One major factor in their decision is that, as the need for convalescence services has declined, the Benevolent Fund has seen an increasing demand for help from pharmacists with problems of stress in the workplace and, in recent years, younger pharmacists with problems of debt.
And so the trustees have finally, albeit reluctantly, said that enough is enough. Their reluctance is not because the decision is hard to justify. It is, sadly, easy to justify. Their reluctance is because they are aware of the affection in which Birdsgrove House is held and conscious that its demise is the end of a long tradition.
The Benevolent Fund’s co-ordinator, Beverly Nicol, says that the Society is by no means alone in having to deal with such problems. As a member of the Association of Charity Officers, she is well aware that the trustees’ decision reflects a trend that has occurred across a range of professional and trade charities that have tried to offer convalescence facilities to their members.
Speaking for the trustees, chairman Hemant Patel, said: “The profession’s role in providing benevolence to its members is an extremely important one and the need to secure the future financial position of the Benevolent Fund is a matter of fundamental concern to the trustees. The trustees acknowledged that many members have a deep attachment to Birdsgrove House, which for 50 years has been a centre for rest and recuperation to pharmacists and their families in times of need.

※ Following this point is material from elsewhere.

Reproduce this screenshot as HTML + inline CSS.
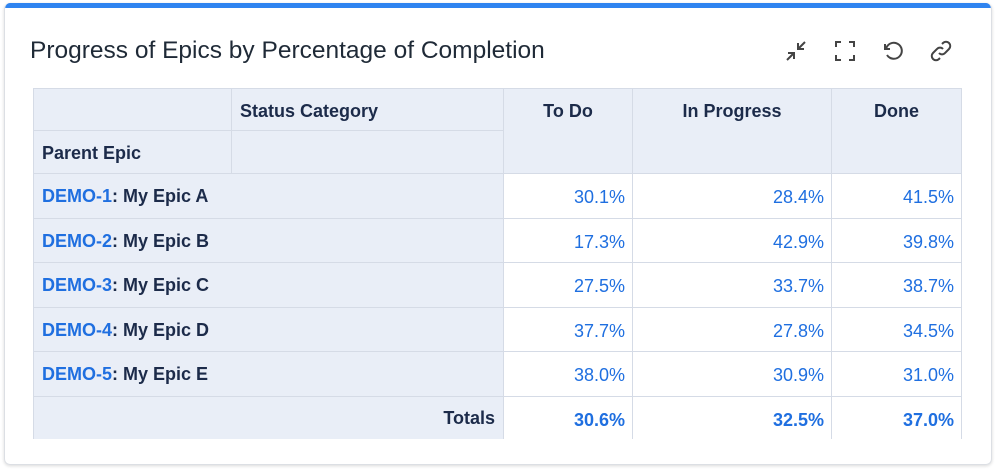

“ However, over the years, the demand for rest and recuperation services dwindled while the costs have risen. In modern times, an establishment that has served us well for many years is evidently no longer what most pharmacists need and the cost of maintaining the house is creating a serious and unacceptable deficit year on year. What is more, it is clear that there are undoubtedly better ways of providing the range of help that members need. We are now actively looking at how we can provide a fuller range of tailored, expert help to pharmacists in need in locations that are much more convenient.
“As trustees, we are duty bound to ensure that the Benevolent Fund is secure, fulfils its remit and provides the very best support for our members and their families in times of illness or hardship.”